The Labour MP Tristram Hunt had also tabled a question, but this was not called. Willetts instead answered a friendly lob from his own side, a gentle question posed by Julian Huppert, a Liberal Democrat member of the coalition who has been tweeting recently to publicise the AHRC’s defence.
Huppert’s question was an invitation for Willetts to ignore the substantial issue, and Willetts duly accepted. He reiterated the AHRC’s response that it had not been pressured by the government to include the “Big Society agenda” as a research priority. Apart from the Observer, however, no-one has ever said it had been. He did not deal with the question of whether it was appropriate for a research council to align itself so closely to party doctrine; nor did he mention the very real pressure that was put on the British Academy to abandon its highly effective small research grants.
Separately, the AHRC itself has decided to go for the same tactic. Research Fortnight quotes an email exchange with the AHRC head, Rick Rylance, saying it will not consider removing the "Big Society" from its delivery plan. Like Mr Willetts, he concentrated on the "confusion" caused by the Observer article which, he implied, was the only reason there had been protests.

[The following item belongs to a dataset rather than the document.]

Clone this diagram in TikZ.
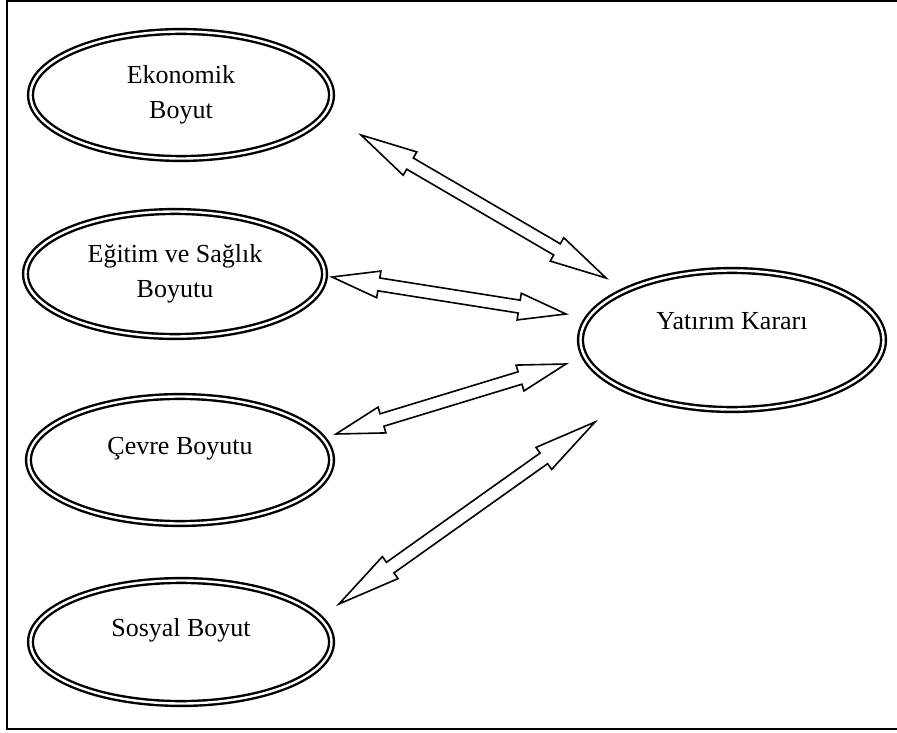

He also said that the "Big Society was not a research priority."
It is hard to see how this statement can be made. The BIS booklet (Allocation of Science and Research funding) specifically states "AHRC will direct a significant part of its funding into six strategic areas:... communities and big society..."
It continues: "AHRC will systematically address issues relating to social cohesion, community engagement and cultural renewal contributing to the "Big Society" initiative."